Expect Conversion/Share Class Debate

With active managers looking for ways to better compete with passive funds, there’s been significant momentum for the mutual fund-to-ETF conversion concept.

(Image Courtesy: J.P. Morgan)

Over the past several years, roster of mutual fund-to-ETF conversions has increasingly included old mutual funds, funds with sizable asset bases, products from well-known issuers or all three of those traits. It’s possible that with the Vanguard patent expired, the fund-to-ETF conversion swell will morph into a tidal wave of ETF share class applications and launches. Indeed, that move has its perks.

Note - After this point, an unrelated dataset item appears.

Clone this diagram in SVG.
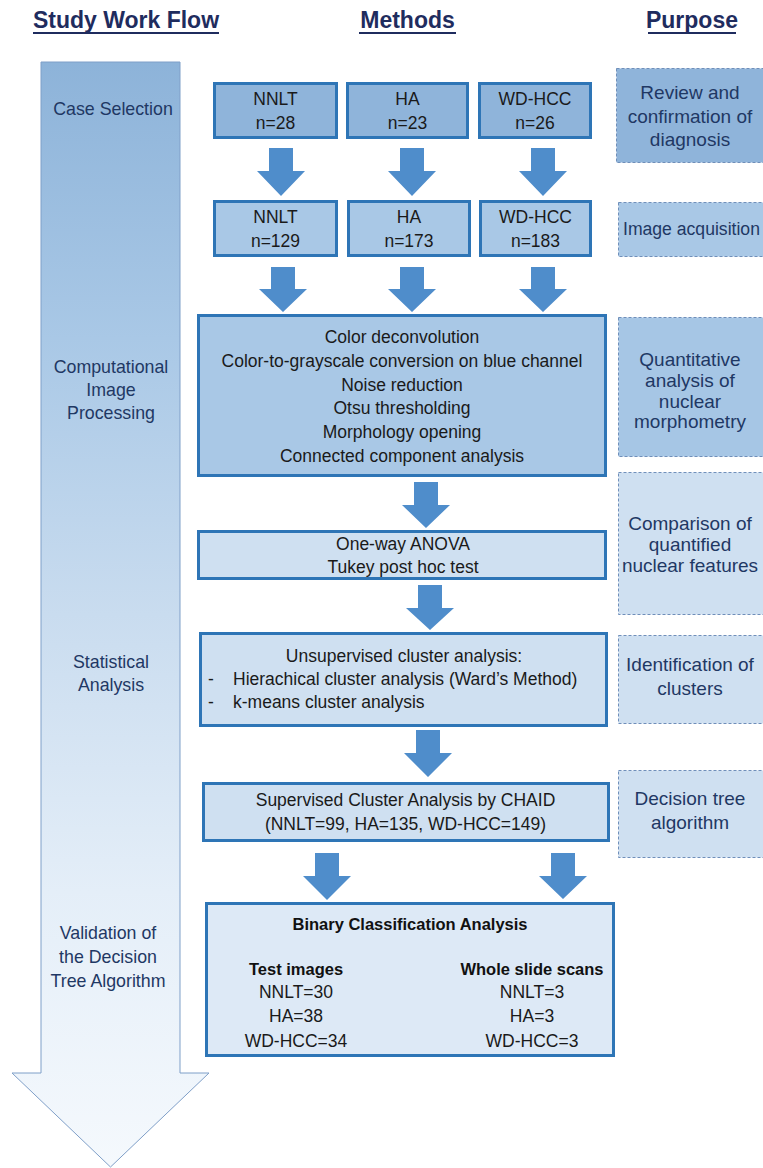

“The addition of an ETF class to a mutual fund is also seen as a quicker approach to entering the ETF market without launching a new legal structure or executing a mutual fund to share class conversion,” notes J.P. Morgan. “While it may be a relatively quicker alternative (if approved), it may not come with all the benefits of an ETF such as capital gains tax exemptions, access to double taxation treaties and other benefits afforded to an ETF. Launching a successful ETF strategy is not just as simple as adding a share class to an existing mutual fund and expecting it to gain assets. An issuer needs to focus on the addition of capital markets services, a specific ETF distribution plan, platform strategies, and operational impacts as part of a successful launch plan.”

ETF Share Class Idea not for Everyone

It’s clear that ETFs are actually helping active management, not killing it as was previously thought, but that doesn’t mean that every active mutual fund issuer on the block will be rushing to embrace ETF share classes. Simply put, such moves aren’t for everyone.

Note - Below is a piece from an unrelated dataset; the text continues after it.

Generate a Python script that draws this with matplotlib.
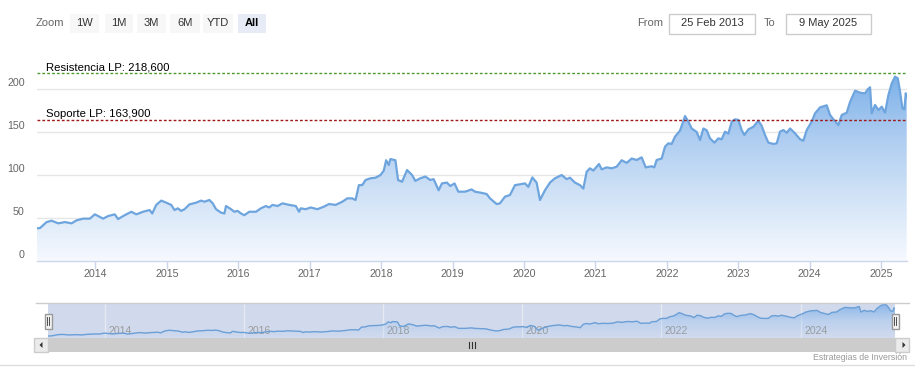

“Combining traditional mutual funds with ETF share classes may suit certain strategies, but it is not ideal for every asset manager entering the ETF market. Launching a separate ETF range or converting a mutual fund to an ETF might be better options,” adds J.P. Morgan.

As for predicting which issuers beyond Vanguard are most likely to apply for ETF shares class additions to existing mutual funds, it could be as simple as identifying those that are already operating in the ETF space or those that have the expertise and resources to rapidly enter the industry while not feeling pressure to garner immediate success.